Mentor Text Wednesday: The Red House

Mentor Text: excerpt from ‘The Red House‘ by Robert R. McCammon

Techniques:

  • Introduction

Background

Over the last few years, I’ve really thrown myself back into the horror genre. It began with The Kingcast podcast becoming a fave, and drawing me back into Constant Readership, but rediscovering horror movies and beginning to explore middle years spooky stuff alongside my oldest, I’m way back in. Heck, horror shorts were a presence in my classroom to practice some analysis and essay writing skills.

As I’ve been exploring horror, I’ve been discovering masterful new authors, while revisiting some old faves from my youth. One of those writers is Robert R. McCammon. He was right up there beside King for me when I was a teenager, and revisiting his works lately has reminded me why. As I’m always looking for new texts to drop into the rotation in a classroom, I recently sat down with his collection of short stories, Blue World. There’s great scares in there, and a couple that I think might make it to my classroom next year.

This was the one I read back in the day!
via Too Much Horror Fiction

And obviously, with a mentor text column to write, I flagged something to share.

How we might use this text:

Introductions – Friends, who among us doesn’t have some sort of challenge with our writers related to introductions, both in essay pieces and creative work? I’ve had some success using the two part introduction offered by our work with the five part essay – background and narration, working together to provide context and focus for the piece to follow. It does take some work, getting students to “unlearn” the idea that an introduction does all it needs to do in a single paragraph.

That was actually one of my first thoughts as I read the opening paragraphs of McCammon’s ‘The Red House’ – that he’s actually used those two parts of our five part essay in a creative piece. Because the narrator is speaking in the first person, directly addressing their audience, it does read like the beginning of a personal essay.

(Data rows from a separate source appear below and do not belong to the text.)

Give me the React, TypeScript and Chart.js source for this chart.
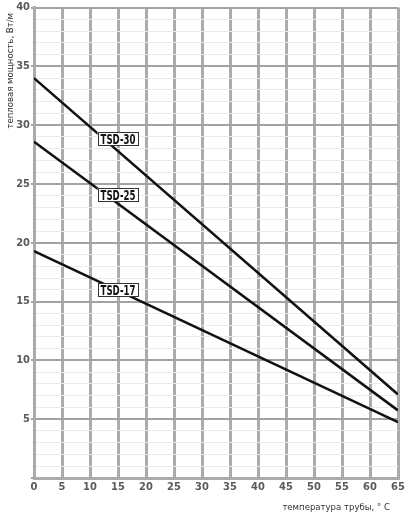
import React, { useEffect, useRef } from 'react';
import { Chart, registerables } from 'chart.js';

Chart.register(...registerables);

const temperatures = [0, 65];
const tsd30 = [34.0, 7.1];
const tsd25 = [28.6, 5.75];
const tsd17 = [19.3, 4.75];
const seriesNames = ['TSD-30', 'TSD-25', 'TSD-17'];
const labelAtX = 15;
const labelAtY = [28.8, 24.1, 16.0];
const yTitle = 'тепловая мощность, Вт/м';
const xTitle = 'температура трубы, ° С';

const COND = '"DejaVu Sans Condensed", "Liberation Sans Narrow", sans-serif';
const PAD = '\u00A0\u00A0\u00A0';

const toPoints = (ys: number[]) => temperatures.map((x, i) => ({ x, y: ys[i] }));

const labelPlugin = {
  id: 'seriesLabels',
  afterDatasetsDraw(chart: any) {
    const { ctx, scales } = chart;
    seriesNames.forEach((name, i) => {
      const px = Math.round(scales.x.getPixelForValue(labelAtX));
      const py = Math.round(scales.y.getPixelForValue(labelAtY[i]));
      const w = 41;
      const h = 14;
      ctx.save();
      ctx.fillStyle = '#ffffff';
      ctx.fillRect(px - w / 2, py - h / 2, w, h);
      ctx.strokeStyle = '#333333';
      ctx.lineWidth = 1;
      ctx.strokeRect(Math.round(px - w / 2) + 0.5, py - h / 2 + 0.5, w - 1, h - 1);
      ctx.font = `bold 13.5px ${COND}`;
      const tw = ctx.measureText(name).width;
      const target = 35;
      const sx = Math.min(1, target / tw);
      ctx.translate(px, py + 1);
      ctx.scale(sx, 1);
      ctx.fillStyle = '#111111';
      ctx.textAlign = 'center';
      ctx.textBaseline = 'middle';
      ctx.fillText(name, 0, 0);
      ctx.restore();
    });
  },
};

export default function App() {
  const ref = useRef<HTMLCanvasElement>(null);
  useEffect(() => {
    if (!ref.current) return;
    const mk = (label: string, ys: number[]) => ({
      label,
      data: toPoints(ys),
      borderColor: '#111111',
      borderWidth: 2.5,
      pointRadius: 0,
      fill: false,
    });
    const chart = new Chart(ref.current, {
      type: 'line',
      data: {
        datasets: [mk(seriesNames[0], tsd30), mk(seriesNames[1], tsd25), mk(seriesNames[2], tsd17)],
      },
      options: {
        animation: false,
        responsive: false,
        maintainAspectRatio: false,
        layout: { padding: { top: 6, right: 11, left: 0, bottom: 0 } },
        plugins: { legend: { display: false }, tooltip: { enabled: false } },
        scales: {
          x: {
            type: 'linear',
            min: 0,
            max: 65,
            ticks: {
              stepSize: 5,
              color: '#5a5a5a',
              font: { family: COND, size: 11, weight: 'bold' },
              padding: 3,
            },
            grid: { color: '#ababab', lineWidth: 3, tickLength: 0 },
            border: { color: '#ababab', width: 3 },
            title: {
              display: true,
              text: xTitle + PAD,
              align: 'end',
              color: '#333333',
              font: { family: COND, size: 9.5 },
              padding: { top: 4, bottom: 0 },
            },
            afterFit: (s: any) => { s.height = 35; },
          },
          y: {
            min: 0,
            max: 40,
            ticks: {
              stepSize: 1,
              autoSkip: false,
              color: '#5a5a5a',
              font: { family: COND, size: 11, weight: 'bold' },
              padding: 1,
              callback: (v: any) => (v % 5 === 0 && v !== 0 ? String(v) : ''),
            },
            grid: {
              color: (c: any) => (c.tick && c.tick.value % 5 === 0 ? '#a2a2a2' : '#ebebeb'),
              lineWidth: (c: any) => (c.tick && c.tick.value % 5 === 0 ? 2 : 1),
              tickLength: 3,
            },
            border: { color: '#ababab', width: 3 },
            title: {
              display: true,
              text: yTitle + '\u00A0\u00A0',
              align: 'end',
              color: '#333333',
              font: { family: COND, size: 9.5 },
              padding: { top: 5, bottom: 0 },
            },
            afterFit: (s: any) => { s.width = 34; },
          },
        },
      },
      plugins: [labelPlugin],
    });
    return () => chart.destroy();
  }, []);
  return (
    <div style={{ position: 'absolute', left: 0, top: 0, width: 409, height: 513, background: '#fff' }}>
      <canvas ref={ref} width={409} height={513} style={{ display: 'block' }} />
    </div>
  );
}
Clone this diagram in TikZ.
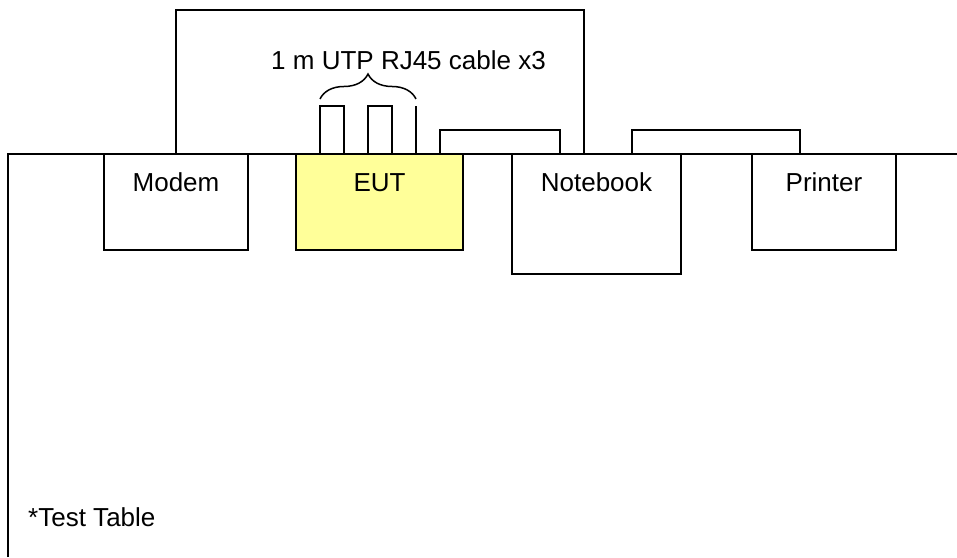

There is background. We are given a thesis. Like everyone, this narrator has a story to tell. There’s a hook in there. He’s just like us! He invokes the universality of story, reminding us we have our own, while inviting us to hear his. I think our writers could use this idea of connecting with the audience, and finding common ground as a tool within their own introductions.

And there’s narration. I love that McCammon’s narrator, Bob Deaken, doesn’t just tell us that he has a story to tell, but he lists other stories that he could tell. The anaphora in the list of fantastic stories is inviting, but the stories in that list create intrigue. The story he’s going to tell us is more interesting than the ones he’s just listed?! We’re in. I’ve noticed that so many young writers like to have a list in their introductions. I love the power of channeling that impulse in a positive way, and having them list the things they didn’t write about, teasing the impact of the things they did write about.

I excerpted just the introductory part as a specific mentor text. I can also think see us looking at the rest of the story. I think highlighting the fact that Deaken has two paragraphs introducing his ideas before introducing himself would be a move some of our writers, especially if they’re going to be doing some public speaking could be beneficial.

I frequently joke that the worst part of being an English teacher is that everything is a text, and I’m constantly writing lesson plans in the back of my mind. It’s true though. It might be my geeky tendencies, but I especially feel drawn to genre texts. In genre work, we’re sometimes so focused on the tropes of the genre, we don’t realize that we’re also getting great craft lessons.

Do you have specific mentor texts that reflect and reinforce the way you teach introductions? What about other specific parts of writing? Are there genres dominant in your reading that you love to pull from?